Ans:- Here you can share some of the significant activities if you have used them in your career, whether your work or college project. Here are a few of the most used activities :
- Copy Data Activity to copy the data between datasets.
- Each activity for looping.
- Get Metadata Activity that can provide metadata about any data source.
- Set Variable Activity to define and initiate variables within pipelines.
- Lookup Activity to do a lookup to get some values from a table/file.
- Wait for Activity to wait for a specified amount of time before/in between the pipeline run.
- Validation Activity will validate the presence of files within the dataset.
- Web Activity to call a custom REST endpoint from an ADF pipeline.
26. How can I schedule a pipeline?
Ans:- You can use the time window or scheduler trigger to schedule a pipeline.
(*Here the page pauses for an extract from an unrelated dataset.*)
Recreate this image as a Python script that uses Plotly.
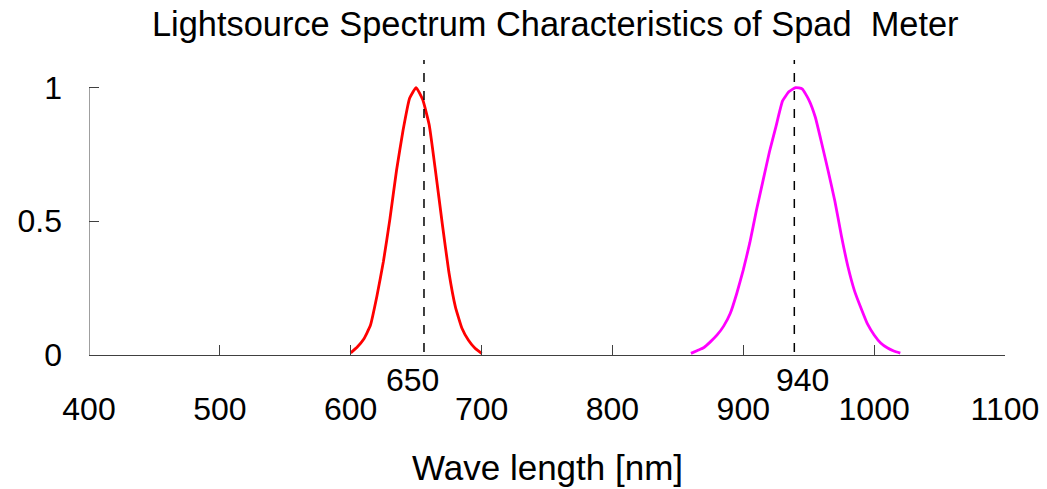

The trigger uses a wall-clock calendar schedule, which can schedule pipelines periodically or in calendar-based recurrent patterns (for example, on Mondays at 6:00 PM and Thursdays at 9:00 PM).
Currently, the service supports three types of triggers:
- Tumbling window trigger: A trigger that operates on a periodic interval while retaining a state.
- Schedule Trigger: A trigger that invokes a pipeline on a wall-clock schedule.
- Event-Based Trigger: A trigger that responds to an event. e.g., a file getting placed inside a blob.
Pipelines and triggers have a many-to-many relationship (except for the tumbling window trigger). Multiple triggers can kick off a single pipeline, or a single trigger can kick off numerous pipelines.
27. When should you choose Azure Data Factory?
Ans:- One should consider using Data Factory-
- When working with big data, there is a need for a data warehouse to be implemented; you might require a cloud-based integration solution like ADF for the same.
- Not all team members are experienced in coding and may prefer graphical tools to work with data.
- When raw business data is stored at diverse data sources, which can be on-prem and on the cloud, we would like to have one analytics solution like ADF to integrate them all in one place.
- We would like to use readily available data movement and processing solutions and be light regarding infrastructure management. So, a managed solution like ADF makes more sense in this case.
28. How can you access data using the other 90 dataset types in the Data Factory?
Ans:-The mapping data flow feature allows Azure SQL Database, Azure Synapse Analytics, delimited text files from Azure storage account or Azure Data Lake Storage Gen2, and Parquet files from blob storage or Data Lake Storage Gen2 natively for source and sink data source.
Use the Copy activity to stage data from any other connectors and then execute a Data Flow activity to transform data after it’s been staged.
29. Can a value be calculated for a new column from the existing column from mapping in ADF?
Ans:- We can derive transformations in the mapping data flow to generate a new column based on our desired logic. We can create a new derived column or update an existing one when developing a derived one. Enter the name of the column you’re making in the Column textbox.
You can use the column dropdown to override an existing column in your schema. Click the Enter expression textbox to start creating the derived column’s expression. You can input or use the expression builder to build your logic.
30. How is the lookup activity useful in the Azure Data Factory?
Ans:-In the ADF pipeline, the Lookup activity is commonly used for configuration lookup purposes, and the source dataset is available. Moreover, it retrieves the data from the source dataset and then sends it as the activity output. Generally, the output of the lookup activity is further used in the pipeline for making decisions or presenting any configuration as a result.
Simply put, lookup activity is used for data fetching in the ADF pipeline. The way you would use it entirely relies on your pipeline logic. Obtaining only the first row is possible, or you can retrieve the complete rows depending on your dataset or query.